Adam Kilgarriff - University of Brighton, UK  

Nancy Ide - Vassar College, USA

 Dan Tufiº – Institute for Artificial Intelligence, Romania

 

Word sketches are a response to the issue of how we summarise corpus data. They provide a list of the grammatical contexts a word commonly occurs in, and the statistically salient collocations for each grammatical relation. They provide an easily-readable account of a word's behaviour, suitable for students of the language, lexicographers, and the language technologist who needs to understand the behaviour of the words that are critical to an application. The tutorial will describe requirements for corpus data, parsing and grammatical relations, salience statistics, and uses in lexicography and for Word Sense Disambiguation (WSD), with reference to their implementation for English (see http://wasps.itri.brighton.ac.uk).  The goal of this part of the tutorial is that students take away the skills, understanding, and confidence to develop word sketches for their own language and their own corpora.

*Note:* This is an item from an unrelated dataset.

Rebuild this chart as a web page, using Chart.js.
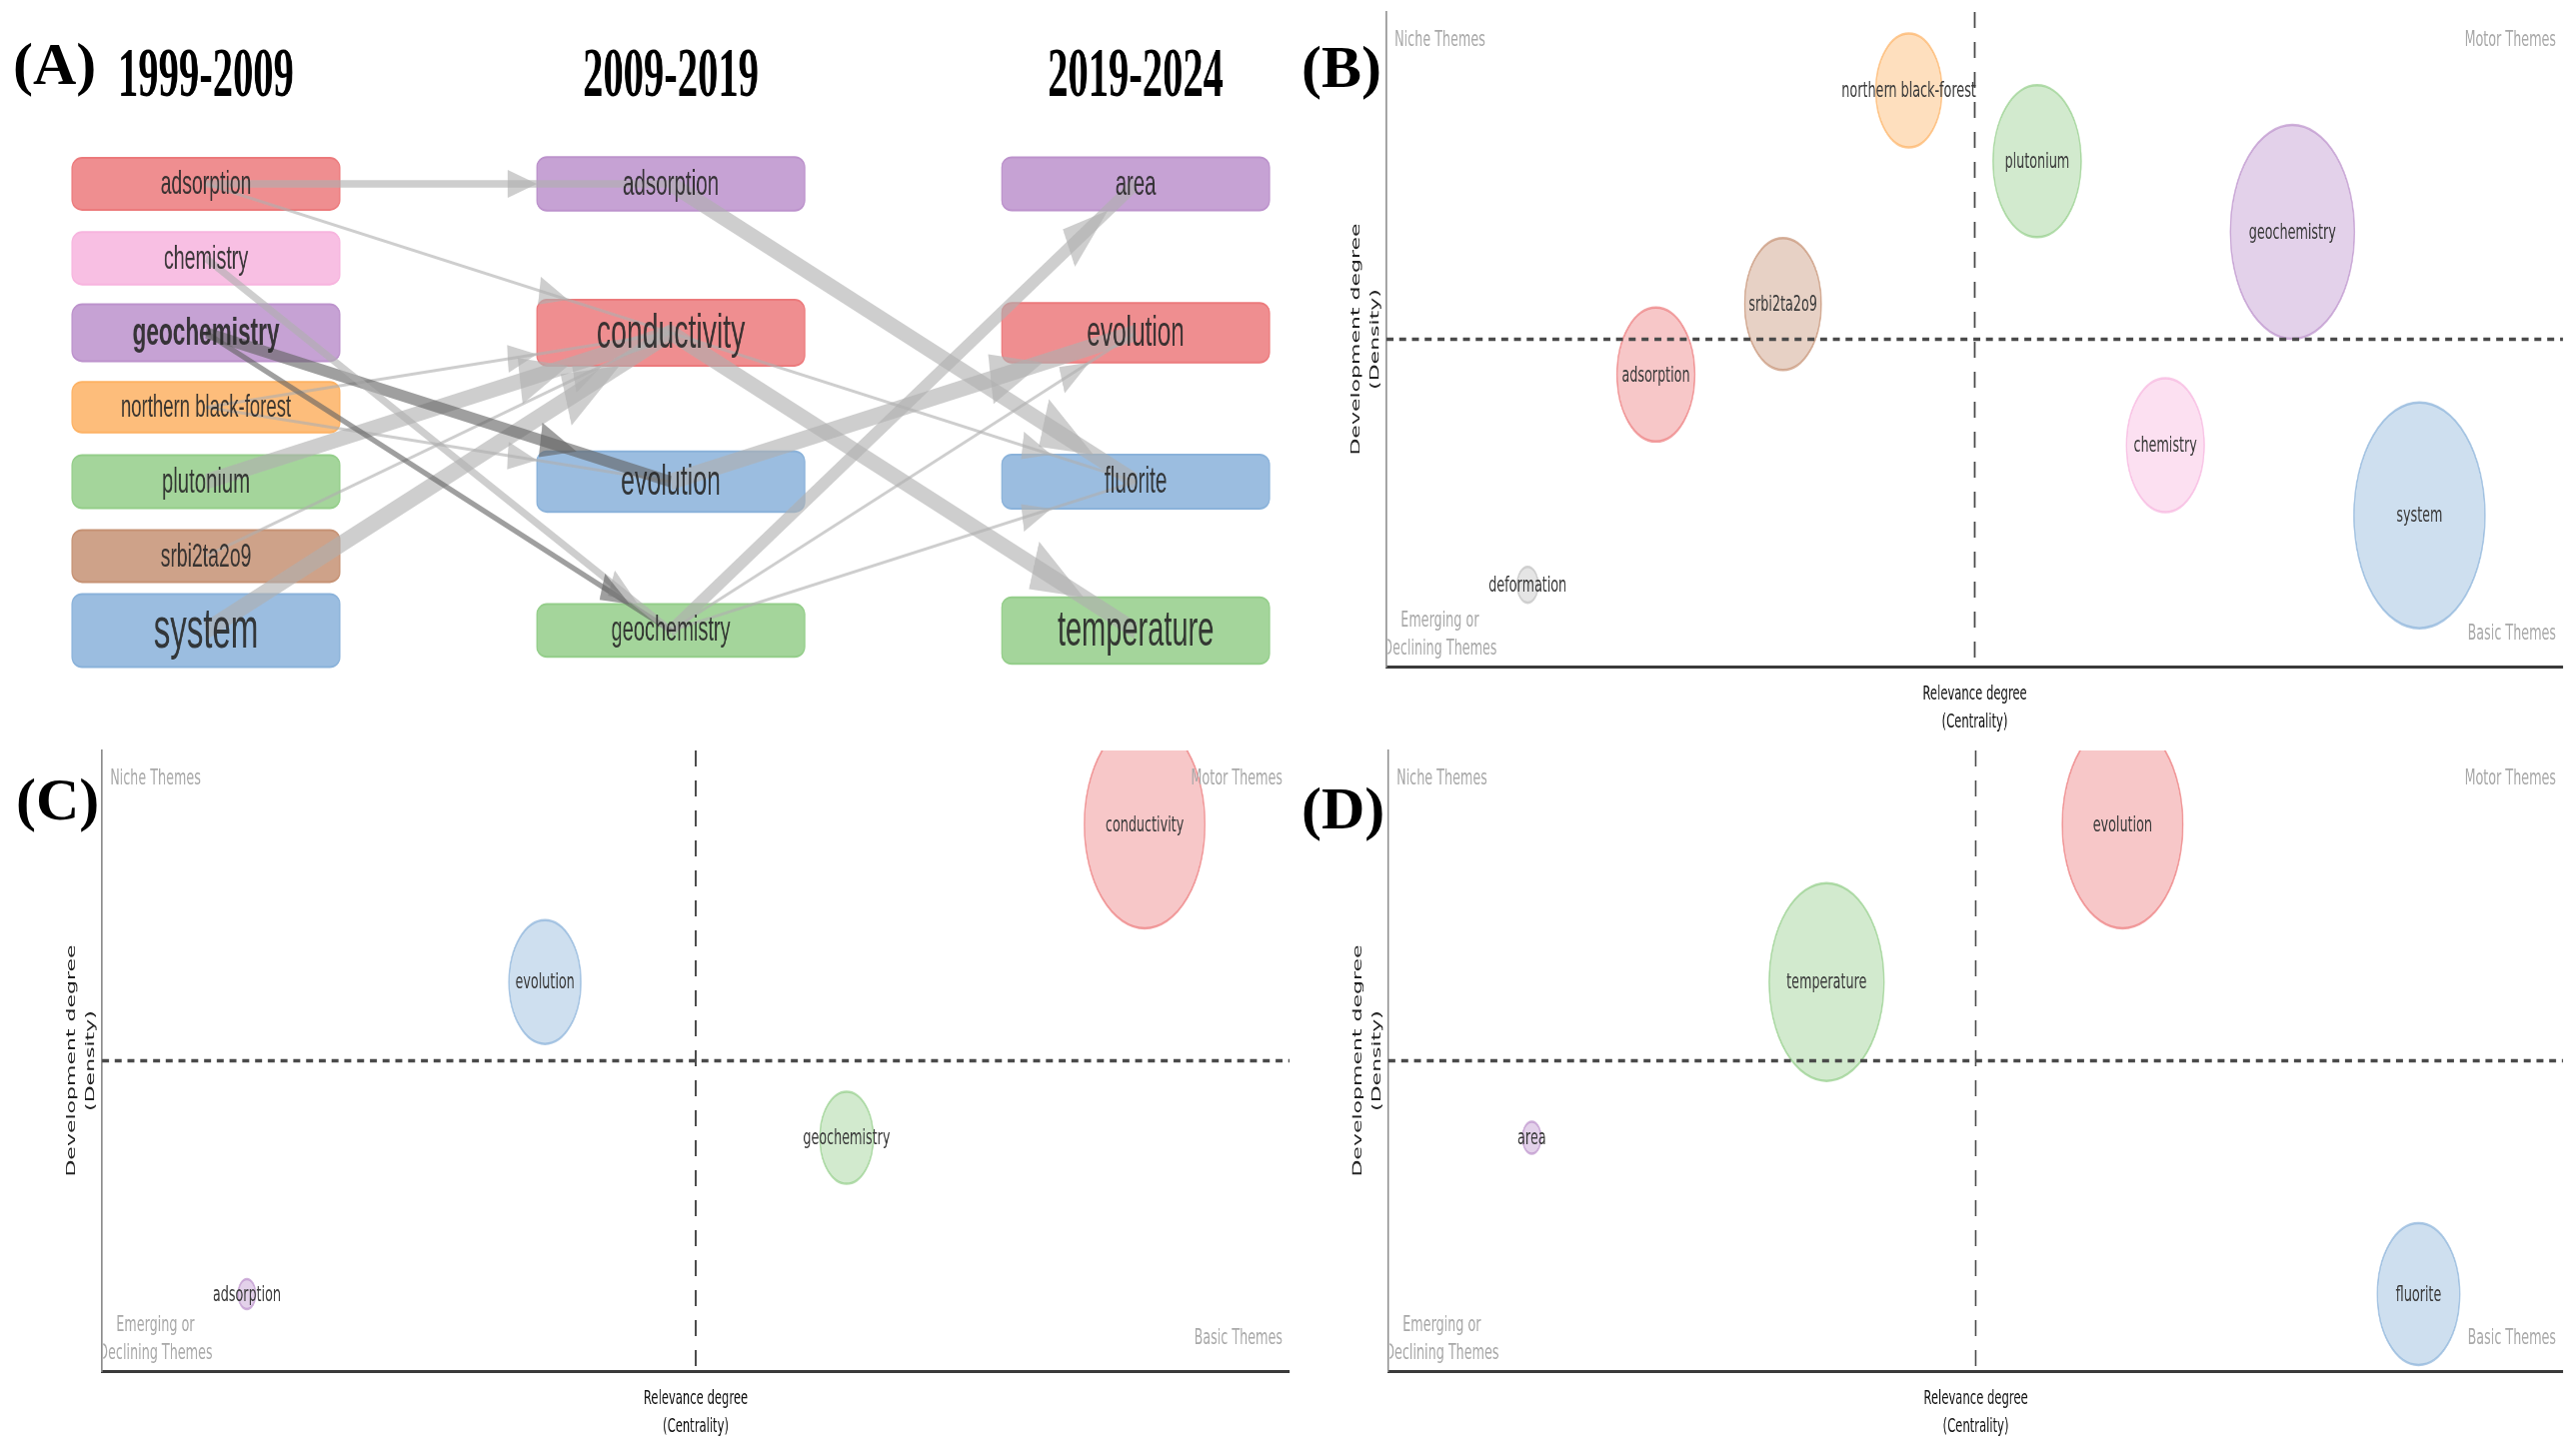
<!DOCTYPE html>
<html lang="en">
<head>
<meta charset="UTF-8">
<title>Thematic evolution and strategic diagrams</title>
<script src="https://cdn.jsdelivr.net/npm/chart.js@4"></script>
<style>
  html, body { margin: 0; padding: 0; background: #fff; overflow: hidden; }
  #figure { position: relative; width: 2577px; height: 1450px; background: #fff; }
  canvas { position: absolute; }
  .tag { position: absolute; font: bold 60px "Liberation Serif", "Times New Roman", serif; line-height: 60px; color: #000; }
</style>
</head>
<body>
<div id="figure">
  <canvas id="panelA"></canvas>
  <canvas id="panelB"></canvas>
  <canvas id="panelC"></canvas>
  <canvas id="panelD"></canvas>
  <div class="tag" style="left:13px;top:34px">(A)</div>
  <div class="tag" style="left:1302px;top:37px">(B)</div>
  <div class="tag" style="left:16px;top:770px">(C)</div>
  <div class="tag" style="left:1302px;top:779px">(D)</div>
</div>

<script>
// ---- data: thematic evolution (panel A) ----
const periods = ['1999-2009', '2009-2019', '2019-2024'];

const themes1 = ['adsorption', 'chemistry', 'geochemistry', 'northern black-forest', 'plutonium', 'srbi2ta2o9', 'system'];
const rank1 = [0, 1, 2, 3, 4, 5, 6];
const weight1 = [1.3, 1.4, 2.4, 1.0, 1.6, 1.3, 6];
const colors1 = ['red', 'pink', 'purple', 'orange', 'green', 'brown', 'blue'];

const themes2 = ['adsorption', 'conductivity', 'evolution', 'geochemistry'];
const rank2 = [0, 2, 4, 6];
const weight2 = [1.7, 4.4, 3.2, 1.5];
const colors2 = ['purple', 'red', 'blue', 'green'];

const themes3 = ['area', 'evolution', 'fluorite', 'temperature'];
const rank3 = [0, 2, 4, 6];
const weight3 = [1.6, 3.0, 1.8, 4.6];
const colors3 = ['purple', 'red', 'blue', 'green'];

// flows between consecutive periods
const flowPeriod = [0, 0, 0, 0, 0, 0, 0, 0, 0, 0, 1, 1, 1, 1, 1, 1, 1];
const flowSource = ['adsorption', 'adsorption', 'chemistry', 'geochemistry', 'geochemistry', 'northern black-forest',
  'northern black-forest', 'plutonium', 'srbi2ta2o9', 'system',
  'adsorption', 'conductivity', 'conductivity', 'evolution', 'geochemistry', 'geochemistry', 'geochemistry'];
const flowTarget = ['adsorption', 'conductivity', 'geochemistry', 'evolution', 'geochemistry', 'conductivity',
  'evolution', 'conductivity', 'conductivity', 'conductivity',
  'fluorite', 'temperature', 'fluorite', 'evolution', 'area', 'evolution', 'fluorite'];
const flowWeight = [2.8, 1.2, 3.2, 4.5, 2.2, 1.2, 1.2, 6, 1.2, 7, 6.5, 6.5, 1.2, 6.5, 5.5, 1.2, 1.2];
const highlighted = 'geochemistry'; // selected theme of first period

// ---- data: strategic diagrams (panels B, C, D) ----
const themesB = ['northern black-forest', 'plutonium', 'geochemistry', 'srbi2ta2o9', 'adsorption', 'chemistry', 'system', 'deformation'];
const centralityB = [44.4, 55.3, 77.0, 33.7, 22.9, 66.2, 87.8, 12.0];
const densityB = [88.0, 77.2, 66.4, 55.4, 44.6, 33.8, 23.1, 12.5];
const sizeB = [5.7, 7.6, 10.7, 6.6, 6.7, 6.7, 11.3, 1.8];
const colorsB = ['orange', 'green', 'purple', 'brown', 'red', 'pink', 'blue', 'grey'];

const themesC = ['conductivity', 'evolution', 'geochemistry', 'adsorption'];
const centralityC = [87.8, 37.3, 62.7, 12.2];
const densityC = [88.1, 62.7, 37.6, 12.4];
const sizeC = [10.4, 6.2, 4.6, 1.5];
const colorsC = ['red', 'blue', 'green', 'purple'];

const themesD = ['evolution', 'temperature', 'area', 'fluorite'];
const centralityD = [62.5, 37.3, 12.2, 87.7];
const densityD = [88.1, 62.7, 37.6, 12.4];
const sizeD = [10.4, 9.9, 1.6, 7.1];
const colorsD = ['red', 'green', 'purple', 'blue'];

// ---- styling ----
const SQUEEZE = 0.58; // the figure is horizontally compressed
const PALETTE = {
  red: [236, 122, 124], pink: [247, 180, 222], purple: [188, 146, 204], orange: [253, 178, 100],
  green: [148, 206, 138], brown: [198, 146, 116], blue: [138, 178, 218], grey: [192, 192, 192]
};
const rgba = (c, a) => `rgba(${c[0]},${c[1]},${c[2]},${a})`;
const EDGE_LIGHT = 'rgba(176,176,176,0.62)';
const EDGE_DARK = 'rgba(100,100,100,0.62)';
const EDGE_UNIT = 2.6;
const BUBBLE_UNIT = 10;

Chart.defaults.font.family = '"DejaVu Sans", Verdana, sans-serif';

function placeCanvas(id, box) {
  const c = document.getElementById(id);
  c.style.left = box.left + 'px';
  c.style.top = box.top + 'px';
  c.style.width = box.width + 'px';
  c.style.height = box.height + 'px';
  c.width = Math.round(box.width / SQUEEZE);
  c.height = box.height;
  return c;
}

// ================= Panel A =================
const themesByPeriod = [themes1, themes2, themes3];
const rankByPeriod = [rank1, rank2, rank3];
const weightByPeriod = [weight1, weight2, weight3];
const colorByPeriod = [colors1, colors2, colors3];

const nodes = [];
themesByPeriod.forEach((list, col) => {
  list.forEach((t, i) => nodes.push({
    col, theme: t, rank: rankByPeriod[col][i], weight: weightByPeriod[col][i],
    color: colorByPeriod[col][i], bold: col === 0 && t === highlighted
  }));
});
const findNode = (col, theme) => nodes.find(n => n.col === col && n.theme === theme);
const boxHeight = w => 46 + 4.5 * w;
const boxFont = w => 27 + 5 * w;
const BOX_HALF = 0.288;   // half box width, in period units
const HEADER_RANK = -1.42;

const flowDatasets = flowSource.map((src, i) => {
  const col = flowPeriod[i];
  const a = findNode(col, src);
  const b = findNode(col + 1, flowTarget[i]);
  return {
    type: 'scatter',
    showLine: true,
    data: [{ x: col, y: a.rank }, { x: col + 1, y: b.rank }],
    borderColor: a.bold ? EDGE_DARK : EDGE_LIGHT,
    backgroundColor: a.bold ? EDGE_DARK : EDGE_LIGHT,
    borderWidth: flowWeight[i] * EDGE_UNIT,
    pointRadius: 0,
    pointHoverRadius: 0,
    clip: false,
    targetNode: b
  };
});

const sankeyPlugin = {
  id: 'sankeyBoxes',
  beforeDatasetsDraw(chart) {
    const { ctx, scales: { x, y } } = chart;
    const hw = x.getPixelForValue(BOX_HALF) - x.getPixelForValue(0);
    ctx.save();
    nodes.forEach(n => {
      const cx = x.getPixelForValue(n.col), cy = y.getPixelForValue(n.rank);
      const h = boxHeight(n.weight);
      ctx.beginPath();
      ctx.roundRect(cx - hw, cy - h / 2, 2 * hw, h, [{ x: 10 / SQUEEZE, y: 10 }]);
      ctx.fillStyle = rgba(PALETTE[n.color], 0.85);
      ctx.fill();
      ctx.lineWidth = 2;
      ctx.strokeStyle = rgba(PALETTE[n.color], 1);
      ctx.stroke();
    });
    ctx.restore();
  },
  afterDatasetsDraw(chart) {
    const { ctx, scales: { x, y } } = chart;
    const hw = x.getPixelForValue(BOX_HALF) - x.getPixelForValue(0);
    ctx.save();
    // arrow heads where each flow enters its target box
    chart.data.datasets.forEach((ds, i) => {
      const pts = chart.getDatasetMeta(i).data;
      const x0 = pts[0].x, y0 = pts[0].y, x1 = pts[1].x, y1 = pts[1].y;
      const dx = x1 - x0, dy = y1 - y0;
      const hh = boxHeight(ds.targetNode.weight) / 2;
      const s = Math.min(hw / Math.max(Math.abs(dx), 1e-6), hh / Math.max(Math.abs(dy), 1e-6));
      const tx = x1 - dx * s, ty = y1 - dy * s;
      const len = Math.hypot(dx, dy), ux = dx / len, uy = dy / len;
      const headW = Math.max(14, ds.borderWidth * 1.5);
      const headL = headW * 3.6;
      const bx = tx - ux * headL, by = ty - uy * headL;
      ctx.beginPath();
      ctx.moveTo(tx, ty);
      ctx.lineTo(bx - uy * headW, by + ux * headW);
      ctx.lineTo(bx + uy * headW, by - ux * headW);
      ctx.closePath();
      ctx.fillStyle = ds.borderColor;
      ctx.fill();
    });
    // node labels
    ctx.textAlign = 'center';
    ctx.textBaseline = 'middle';
    nodes.forEach(n => {
      ctx.font = `${n.bold ? 'bold ' : ''}${boxFont(n.weight)}px "Liberation Sans", Arial, sans-serif`;
      ctx.fillStyle = 'rgba(40,40,40,0.9)';
      ctx.fillText(n.theme, x.getPixelForValue(n.col), y.getPixelForValue(n.rank) + 1);
    });
    // period headers
    ctx.font = 'bold 70px "Liberation Serif", "Times New Roman", serif';
    ctx.fillStyle = '#000';
    periods.forEach((p, col) => ctx.fillText(p, x.getPixelForValue(col), y.getPixelForValue(HEADER_RANK)));
    ctx.restore();
  }
};

new Chart(placeCanvas('panelA', { left: 0, top: 0, width: 1330, height: 720 }), {
  type: 'scatter',
  data: { datasets: flowDatasets },
  options: {
    responsive: false,
    animation: false,
    events: [],
    layout: { padding: 0, autoPadding: false },
    plugins: { legend: { display: false }, tooltip: { enabled: false } },
    scales: {
      x: { type: 'linear', display: false, min: -0.443, max: 2.417 },
      y: { type: 'linear', display: false, reverse: true, min: -2.47, max: 7.195 }
    }
  },
  plugins: [sankeyPlugin]
});

// ================= Panels B, C, D =================
const MID = 50;
const X_TITLE_LH = 28, X_TITLE_PAD = { top: 14, bottom: 0 };
const Y_TITLE_LH = 32.7, Y_TITLE_PAD = { top: 4, bottom: 3 };

const quadrantPlugin = {
  id: 'quadrants',
  afterDatasetsDraw(chart) {
    const { ctx, chartArea: a, scales: { x, y } } = chart;
    ctx.save();
    ctx.strokeStyle = '#4a4a4a';
    // vertical median line
    ctx.lineWidth = 3;
    ctx.setLineDash([16, 14]);
    const cx = x.getPixelForValue(MID);
    ctx.beginPath(); ctx.moveTo(cx, a.top); ctx.lineTo(cx, a.bottom); ctx.stroke();
    // horizontal median line
    ctx.lineWidth = 3.5;
    ctx.setLineDash([12, 10]);
    const cy = y.getPixelForValue(MID);
    ctx.beginPath(); ctx.moveTo(a.left, cy); ctx.lineTo(a.right, cy); ctx.stroke();
    ctx.setLineDash([]);

    // quadrant names, kept inside the plot area
    ctx.save();
    ctx.beginPath();
    ctx.rect(a.left + 2, a.top, a.right - a.left, a.bottom - a.top);
    ctx.clip();
    ctx.font = '22px "DejaVu Sans", Verdana, sans-serif';
    ctx.fillStyle = '#a8a8a8';
    ctx.textBaseline = 'middle';
    ctx.textAlign = 'left';
    ctx.fillText('Niche Themes', a.left + 14, a.top + 28);
    ctx.textAlign = 'right';
    ctx.fillText('Motor Themes', a.right - 12, a.top + 28);
    ctx.fillText('Basic Themes', a.right - 12, a.bottom - 33);
    ctx.textAlign = 'center';
    ctx.fillText('Emerging or', a.left + 92, a.bottom - 46);
    ctx.fillText('Declining Themes', a.left + 92, a.bottom - 18);
    ctx.restore();

    // theme labels on bubbles
    const ds = chart.data.datasets[0];
    const pts = chart.getDatasetMeta(0).data;
    ctx.font = '22px "DejaVu Sans", Verdana, sans-serif';
    ctx.fillStyle = '#3a3a3a';
    ctx.textAlign = 'center';
    ctx.textBaseline = 'middle';
    pts.forEach((p, i) => ctx.fillText(ds.themeLabels[i], p.x, p.y + 1));
    ctx.restore();
  }
};

function quadrantChart(id, box, area, themes, centrality, density, sizes, colors) {
  const canvas = placeCanvas(id, box);
  const yTitleW = 2 * Y_TITLE_LH + Y_TITLE_PAD.top + Y_TITLE_PAD.bottom;
  const xTitleH = 2 * X_TITLE_LH + X_TITLE_PAD.top + X_TITLE_PAD.bottom;
  const padding = {
    left: (area.left - box.left) / SQUEEZE - yTitleW,
    right: (box.left + box.width - area.right) / SQUEEZE,
    top: area.top - box.top,
    bottom: box.top + box.height - area.bottom - xTitleH
  };
  return new Chart(canvas, {
    type: 'bubble',
    data: {
      datasets: [{
        data: themes.map((t, i) => ({ x: centrality[i], y: density[i], r: sizes[i] * BUBBLE_UNIT })),
        themeLabels: themes,
        backgroundColor: colors.map(c => rgba(PALETTE[c], 0.42)),
        borderColor: colors.map(c => rgba(PALETTE[c], 0.7)),
        borderWidth: 2.5,
        hoverRadius: 0,
        clip: 0
      }]
    },
    options: {
      responsive: false,
      animation: false,
      events: [],
      layout: { padding, autoPadding: false },
      plugins: { legend: { display: false }, tooltip: { enabled: false } },
      scales: {
        x: {
          type: 'linear', min: 0, max: 100,
          ticks: { display: false },
          grid: { display: false, drawTicks: false },
          border: { display: true, color: '#3a3a3a', width: 3 },
          title: {
            display: true, text: ['Relevance degree', '(Centrality)'], color: '#111',
            font: { family: '"DejaVu Sans", Verdana, sans-serif', size: 20, lineHeight: X_TITLE_LH / 20 },
            padding: X_TITLE_PAD
          }
        },
        y: {
          type: 'linear', min: 0, max: 100,
          ticks: { display: false },
          grid: { display: false, drawTicks: false },
          border: { display: true, color: '#8c8c8c', width: 2.5 },
          title: {
            display: true, text: ['Development degree', '(Density)'], color: '#222',
            font: { family: '"DejaVu Sans", Verdana, sans-serif', size: 22, lineHeight: Y_TITLE_LH / 22 },
            padding: Y_TITLE_PAD
          }
        }
      }
    },
    plugins: [quadrantPlugin]
  });
}

quadrantChart('panelB', { left: 1330, top: 0, width: 1247, height: 740 },
  { left: 1387, top: 12, right: 2564, bottom: 667 },
  themesB, centralityB, densityB, sizeB, colorsB);

quadrantChart('panelC', { left: 20, top: 735, width: 1290, height: 715 },
  { left: 102, top: 751, right: 1290, bottom: 1372 },
  themesC, centralityC, densityC, sizeC, colorsC);

quadrantChart('panelD', { left: 1330, top: 735, width: 1247, height: 715 },
  { left: 1389, top: 751, right: 2564, bottom: 1372 },
  themesD, centralityD, densityD, sizeD, colorsD);
</script>
</body>
</html>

The second part of the tutorial goes into further details on WSD providing an overview of the most succesful approaches to WSD. Most of these are dealing with word sense disambiguation in a strictly monolingual environment. However, if one is interested in building a sense-disambiguated parallel corpus, this enterprise raises various issues besides disambiguating each of the monolingual sections of the corpus. The consistency is one of the most difficult to handle. Yet, parallel texts contain a lot of information, implicitly encoded by the human translators, which is under-exploited. We show, in the last part of the talk, how parallel texts can be used in word sense disambiguation and suggest ways towards building multilingual sense tagged corpora with monolingually distributed workload, to the benefit of all languages represented in a parallel corpus.

            The tutorial will be supported by on-line demos with automatic translation equivalents extraction in various pairs of languages and on the effective use of these translation dictionaries in sense clustering. To complete a WSD task, one should be able to assign sense clusters with specific identifiers selected from a predefined sense inventory. One possible way of tagging the sense clusters will be discussed and demonstrated by the use of Wordnet. The benefits of interlingually aligned wordnets (à la EuroWordnet or BalkaNet) will be argued for with respect to the WSD labelling problem.